Un autre cheval de bataille, et non des moindres, du journal consiste en des diatribes permanentes envers les « confrères » financés par la publicité et détenus par de riches industriels, au premier rang desquels les marchands d’armes. Selon la décroissance, ces gazettes ne peuvent pas être objectives et travaillent grandement à la propagande et au maintien des intérêts du système en place.


Enfin, l’équipe de la décroissance affiche une sainte horreur de la « technoscience » (dont un des porte-drapeaux serait Claude Allègre) lorsqu’elle est présentée comme solution future à tous nos problèmes, et ce, après les avoir dans une large mesure créés.

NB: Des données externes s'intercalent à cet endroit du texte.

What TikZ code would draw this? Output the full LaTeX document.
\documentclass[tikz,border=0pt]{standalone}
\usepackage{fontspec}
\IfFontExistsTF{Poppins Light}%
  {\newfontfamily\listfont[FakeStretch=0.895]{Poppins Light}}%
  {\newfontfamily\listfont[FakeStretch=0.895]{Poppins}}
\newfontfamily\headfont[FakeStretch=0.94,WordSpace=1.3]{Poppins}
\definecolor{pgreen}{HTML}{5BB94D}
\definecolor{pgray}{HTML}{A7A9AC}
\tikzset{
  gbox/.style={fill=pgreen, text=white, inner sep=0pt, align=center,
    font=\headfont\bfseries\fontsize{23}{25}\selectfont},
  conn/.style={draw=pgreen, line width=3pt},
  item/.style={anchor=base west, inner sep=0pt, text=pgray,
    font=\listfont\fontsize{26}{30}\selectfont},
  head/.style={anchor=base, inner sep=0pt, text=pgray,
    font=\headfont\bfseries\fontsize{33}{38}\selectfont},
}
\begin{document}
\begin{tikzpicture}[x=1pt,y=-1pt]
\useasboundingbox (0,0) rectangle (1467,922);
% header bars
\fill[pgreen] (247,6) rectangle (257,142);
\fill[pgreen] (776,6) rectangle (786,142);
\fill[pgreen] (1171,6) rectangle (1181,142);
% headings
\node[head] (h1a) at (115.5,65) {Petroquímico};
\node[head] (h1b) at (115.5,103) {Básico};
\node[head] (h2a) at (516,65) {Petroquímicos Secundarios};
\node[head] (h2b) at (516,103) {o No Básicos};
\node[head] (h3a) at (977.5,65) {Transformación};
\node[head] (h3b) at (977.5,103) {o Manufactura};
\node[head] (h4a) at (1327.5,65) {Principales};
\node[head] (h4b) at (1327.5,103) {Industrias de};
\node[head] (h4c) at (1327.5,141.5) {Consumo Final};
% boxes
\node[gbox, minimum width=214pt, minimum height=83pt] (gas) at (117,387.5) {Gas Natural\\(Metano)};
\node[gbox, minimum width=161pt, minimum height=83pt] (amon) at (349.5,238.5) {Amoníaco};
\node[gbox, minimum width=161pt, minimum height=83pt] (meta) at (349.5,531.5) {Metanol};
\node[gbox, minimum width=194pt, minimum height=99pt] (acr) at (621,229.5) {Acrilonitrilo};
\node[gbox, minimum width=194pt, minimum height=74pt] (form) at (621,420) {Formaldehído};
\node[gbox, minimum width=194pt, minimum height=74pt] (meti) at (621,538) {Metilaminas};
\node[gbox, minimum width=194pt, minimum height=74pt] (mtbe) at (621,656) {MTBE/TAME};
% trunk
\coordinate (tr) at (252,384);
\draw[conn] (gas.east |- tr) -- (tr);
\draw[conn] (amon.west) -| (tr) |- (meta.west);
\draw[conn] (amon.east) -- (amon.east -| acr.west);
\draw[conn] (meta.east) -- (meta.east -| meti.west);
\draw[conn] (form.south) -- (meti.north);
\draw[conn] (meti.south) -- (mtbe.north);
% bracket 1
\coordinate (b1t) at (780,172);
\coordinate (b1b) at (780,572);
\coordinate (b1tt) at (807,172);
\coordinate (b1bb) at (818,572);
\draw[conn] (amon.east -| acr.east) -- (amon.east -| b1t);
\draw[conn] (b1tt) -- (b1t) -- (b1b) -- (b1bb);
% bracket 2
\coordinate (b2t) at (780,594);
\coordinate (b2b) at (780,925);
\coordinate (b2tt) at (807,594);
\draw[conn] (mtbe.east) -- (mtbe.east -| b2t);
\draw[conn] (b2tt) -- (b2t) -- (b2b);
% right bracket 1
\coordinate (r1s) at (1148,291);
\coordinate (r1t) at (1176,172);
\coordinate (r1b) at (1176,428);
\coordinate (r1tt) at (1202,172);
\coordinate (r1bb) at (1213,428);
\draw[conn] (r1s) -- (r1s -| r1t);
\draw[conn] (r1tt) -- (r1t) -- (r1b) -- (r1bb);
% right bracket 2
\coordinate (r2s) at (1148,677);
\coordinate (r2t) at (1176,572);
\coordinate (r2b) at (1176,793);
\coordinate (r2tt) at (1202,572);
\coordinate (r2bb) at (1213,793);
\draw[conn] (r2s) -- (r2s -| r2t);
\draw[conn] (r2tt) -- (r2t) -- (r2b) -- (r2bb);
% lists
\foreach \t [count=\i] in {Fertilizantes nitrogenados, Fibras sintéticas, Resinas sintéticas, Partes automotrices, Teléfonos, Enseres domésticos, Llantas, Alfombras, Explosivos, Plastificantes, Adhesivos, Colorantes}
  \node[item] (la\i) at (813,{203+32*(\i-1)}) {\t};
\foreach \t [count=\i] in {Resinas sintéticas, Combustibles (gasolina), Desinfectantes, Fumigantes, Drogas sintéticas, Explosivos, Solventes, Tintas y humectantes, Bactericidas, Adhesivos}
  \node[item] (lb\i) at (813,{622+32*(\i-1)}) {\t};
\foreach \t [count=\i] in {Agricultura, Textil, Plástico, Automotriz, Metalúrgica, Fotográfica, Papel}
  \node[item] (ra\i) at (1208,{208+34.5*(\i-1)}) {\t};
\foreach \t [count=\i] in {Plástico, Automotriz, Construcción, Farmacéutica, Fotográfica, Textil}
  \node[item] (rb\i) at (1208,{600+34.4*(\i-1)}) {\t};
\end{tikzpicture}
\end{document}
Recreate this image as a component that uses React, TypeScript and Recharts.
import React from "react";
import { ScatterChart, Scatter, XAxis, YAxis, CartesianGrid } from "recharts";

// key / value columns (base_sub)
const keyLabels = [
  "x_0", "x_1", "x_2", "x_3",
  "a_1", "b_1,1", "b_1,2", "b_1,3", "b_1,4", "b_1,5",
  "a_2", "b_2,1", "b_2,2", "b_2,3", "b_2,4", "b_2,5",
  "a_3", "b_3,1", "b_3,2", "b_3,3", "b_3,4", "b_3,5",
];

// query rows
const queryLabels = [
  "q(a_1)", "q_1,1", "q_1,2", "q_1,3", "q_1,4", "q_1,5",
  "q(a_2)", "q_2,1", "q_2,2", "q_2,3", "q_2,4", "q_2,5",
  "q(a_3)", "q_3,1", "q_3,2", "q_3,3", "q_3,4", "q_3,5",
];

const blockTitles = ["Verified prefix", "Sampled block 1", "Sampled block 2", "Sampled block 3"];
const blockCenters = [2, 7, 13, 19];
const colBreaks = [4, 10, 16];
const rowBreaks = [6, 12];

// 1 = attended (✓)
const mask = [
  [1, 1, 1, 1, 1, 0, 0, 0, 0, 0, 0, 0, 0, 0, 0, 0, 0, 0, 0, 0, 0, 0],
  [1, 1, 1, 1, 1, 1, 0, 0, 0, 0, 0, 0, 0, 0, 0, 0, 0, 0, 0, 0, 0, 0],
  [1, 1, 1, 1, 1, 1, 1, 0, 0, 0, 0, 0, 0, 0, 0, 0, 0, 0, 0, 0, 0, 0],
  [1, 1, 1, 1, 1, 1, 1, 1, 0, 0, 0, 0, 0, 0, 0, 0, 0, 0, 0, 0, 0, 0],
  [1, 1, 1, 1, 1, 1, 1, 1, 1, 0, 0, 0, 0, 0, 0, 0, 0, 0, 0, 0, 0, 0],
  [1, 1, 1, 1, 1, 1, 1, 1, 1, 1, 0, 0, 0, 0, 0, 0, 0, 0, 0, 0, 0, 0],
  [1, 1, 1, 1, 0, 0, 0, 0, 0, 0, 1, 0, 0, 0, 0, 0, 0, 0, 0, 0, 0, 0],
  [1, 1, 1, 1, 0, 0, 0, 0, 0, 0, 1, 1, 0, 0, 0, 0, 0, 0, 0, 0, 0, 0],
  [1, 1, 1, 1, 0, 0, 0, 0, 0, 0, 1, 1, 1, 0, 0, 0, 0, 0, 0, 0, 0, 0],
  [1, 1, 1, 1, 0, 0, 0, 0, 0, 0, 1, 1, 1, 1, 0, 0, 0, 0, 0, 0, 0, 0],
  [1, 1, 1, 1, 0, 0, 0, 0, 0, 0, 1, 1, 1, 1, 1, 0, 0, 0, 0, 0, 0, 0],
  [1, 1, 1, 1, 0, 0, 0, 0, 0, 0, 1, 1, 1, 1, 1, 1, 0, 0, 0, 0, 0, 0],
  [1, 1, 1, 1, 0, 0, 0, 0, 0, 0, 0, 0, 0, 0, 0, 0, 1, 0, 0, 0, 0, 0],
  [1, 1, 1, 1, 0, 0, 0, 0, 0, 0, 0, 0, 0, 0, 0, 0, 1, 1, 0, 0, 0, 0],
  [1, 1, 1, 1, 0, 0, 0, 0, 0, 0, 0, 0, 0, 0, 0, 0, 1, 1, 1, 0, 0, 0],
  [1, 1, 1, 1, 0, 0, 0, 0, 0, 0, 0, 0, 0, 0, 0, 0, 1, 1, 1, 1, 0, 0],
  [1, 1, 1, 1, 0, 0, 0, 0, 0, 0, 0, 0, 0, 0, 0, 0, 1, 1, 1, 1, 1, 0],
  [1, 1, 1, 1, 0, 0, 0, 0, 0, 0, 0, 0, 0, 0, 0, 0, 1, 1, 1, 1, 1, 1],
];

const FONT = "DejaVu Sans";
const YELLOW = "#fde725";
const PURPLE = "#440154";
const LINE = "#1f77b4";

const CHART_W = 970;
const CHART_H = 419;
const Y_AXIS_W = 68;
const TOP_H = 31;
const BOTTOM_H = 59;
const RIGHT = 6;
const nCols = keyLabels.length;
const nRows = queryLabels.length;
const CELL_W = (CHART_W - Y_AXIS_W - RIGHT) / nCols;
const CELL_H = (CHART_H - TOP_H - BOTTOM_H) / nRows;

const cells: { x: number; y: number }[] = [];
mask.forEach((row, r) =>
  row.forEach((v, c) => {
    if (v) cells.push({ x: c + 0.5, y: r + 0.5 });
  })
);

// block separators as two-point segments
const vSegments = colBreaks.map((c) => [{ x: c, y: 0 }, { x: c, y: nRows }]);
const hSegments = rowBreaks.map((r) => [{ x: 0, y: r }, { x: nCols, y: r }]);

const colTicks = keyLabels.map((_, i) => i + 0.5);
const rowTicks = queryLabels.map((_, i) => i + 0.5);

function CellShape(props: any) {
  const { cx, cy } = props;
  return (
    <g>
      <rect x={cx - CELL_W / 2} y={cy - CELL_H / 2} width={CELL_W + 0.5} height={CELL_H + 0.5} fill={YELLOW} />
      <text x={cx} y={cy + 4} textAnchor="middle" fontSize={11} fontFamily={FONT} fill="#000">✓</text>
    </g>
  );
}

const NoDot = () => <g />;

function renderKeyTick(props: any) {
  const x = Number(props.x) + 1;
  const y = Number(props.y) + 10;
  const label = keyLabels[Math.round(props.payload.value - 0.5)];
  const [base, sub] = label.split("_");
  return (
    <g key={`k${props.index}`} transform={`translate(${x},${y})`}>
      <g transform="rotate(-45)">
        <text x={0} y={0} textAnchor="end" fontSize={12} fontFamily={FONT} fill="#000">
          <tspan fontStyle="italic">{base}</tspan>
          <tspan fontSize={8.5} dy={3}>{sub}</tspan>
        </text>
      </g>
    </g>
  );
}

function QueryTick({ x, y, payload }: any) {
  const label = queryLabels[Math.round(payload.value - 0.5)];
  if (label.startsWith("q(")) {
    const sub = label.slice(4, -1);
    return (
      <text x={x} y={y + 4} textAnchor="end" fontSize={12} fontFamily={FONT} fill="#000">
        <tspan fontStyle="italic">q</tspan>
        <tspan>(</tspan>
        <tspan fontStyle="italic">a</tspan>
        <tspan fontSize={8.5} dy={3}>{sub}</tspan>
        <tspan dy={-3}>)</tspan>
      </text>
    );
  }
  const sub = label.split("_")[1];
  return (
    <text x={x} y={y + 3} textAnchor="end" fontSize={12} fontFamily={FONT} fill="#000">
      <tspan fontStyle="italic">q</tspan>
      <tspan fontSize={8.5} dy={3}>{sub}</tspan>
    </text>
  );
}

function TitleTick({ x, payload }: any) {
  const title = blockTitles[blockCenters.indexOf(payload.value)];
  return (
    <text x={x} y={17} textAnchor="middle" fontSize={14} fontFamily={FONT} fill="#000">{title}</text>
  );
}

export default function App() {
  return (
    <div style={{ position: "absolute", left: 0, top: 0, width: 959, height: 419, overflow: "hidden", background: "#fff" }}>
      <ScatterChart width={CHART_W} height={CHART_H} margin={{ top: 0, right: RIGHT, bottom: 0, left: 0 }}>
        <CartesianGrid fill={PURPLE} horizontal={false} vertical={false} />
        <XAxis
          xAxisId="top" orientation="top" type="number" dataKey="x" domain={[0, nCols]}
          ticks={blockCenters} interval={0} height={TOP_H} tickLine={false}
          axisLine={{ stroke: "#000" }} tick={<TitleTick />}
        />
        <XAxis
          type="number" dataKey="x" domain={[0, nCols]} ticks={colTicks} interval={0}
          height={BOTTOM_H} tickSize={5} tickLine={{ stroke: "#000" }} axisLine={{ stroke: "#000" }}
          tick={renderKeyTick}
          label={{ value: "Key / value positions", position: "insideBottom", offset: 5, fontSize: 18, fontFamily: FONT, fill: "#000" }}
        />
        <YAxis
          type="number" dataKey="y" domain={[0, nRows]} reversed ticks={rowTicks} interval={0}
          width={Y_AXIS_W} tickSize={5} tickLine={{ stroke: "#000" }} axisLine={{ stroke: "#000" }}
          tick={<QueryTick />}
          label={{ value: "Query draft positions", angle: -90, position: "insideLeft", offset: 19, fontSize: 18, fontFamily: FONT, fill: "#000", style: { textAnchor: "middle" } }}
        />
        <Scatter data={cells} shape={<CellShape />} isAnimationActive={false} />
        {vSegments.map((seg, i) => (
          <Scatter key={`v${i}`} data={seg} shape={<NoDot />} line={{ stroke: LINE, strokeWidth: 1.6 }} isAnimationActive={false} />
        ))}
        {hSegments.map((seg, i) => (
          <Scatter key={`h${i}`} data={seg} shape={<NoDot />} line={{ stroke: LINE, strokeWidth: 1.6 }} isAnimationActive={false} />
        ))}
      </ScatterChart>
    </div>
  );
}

C’est une question de logique et ce serait soigner le mal par le mal : comment prétendre que les facteurs qui nous ont amené jusqu’au gouffre ne vont pas finir le travail et nous pousser dedans si on continue de leur accorder une confiance aveugle ?


Sans surprise, le nucléaire n’est pas porté aux nues par la décroissance : c’est une ligne de pensée d’une cohérence parfaite mais est-il si simple de croire que si quelques pays se débarrassent de l’arme nucléaire, les autres vont verser des larmes de joie et cesser leurs propres programmes ? Est-il si facile d’imaginer un arrêt brutal du nucléaire civil, sans compenser par des énergies fossiles, et sans drastiquement changer notre mode de vie ? Cela ne se fera-t-il pas plutôt sur de longues années où le nucléaire servira de transition entre le fossile et le renouvelable ou autre ? Cependant, la nature nous-en laissera-t-elle le temps ?...

Pour conclure,


sans accepter tout en bloc la pensée décroissante, je crois sincèrement que de nombreuses idées sont à méditer et que ce journal est un vecteur de réflexion très intéressant, souvent dissonant au milieu d’un paysage de presse assez « consensuel », voire « fashioned » sur ces grandes idées. Il ne faut pas avoir peur d’essayer de se remettre en cause parfois. D’abord essayer. La crise économique actuelle est sans doute le meilleur moment pour questionner notre système et notre mode de vie, avec toutes leurs conséquences et leurs impossibilités à terme. Et si la récession se subit, surtout par les plus faibles, (ainsi que se subiront les désastres écologiques à venir ?), la décroissance, elle, s’organise politiquement et n’est pas que matérielle : c’est tout un état d’esprit dont voici deux leitmotivs pour terminer : moins de biens, plus de lien ; moins de compétition, plus de coopération.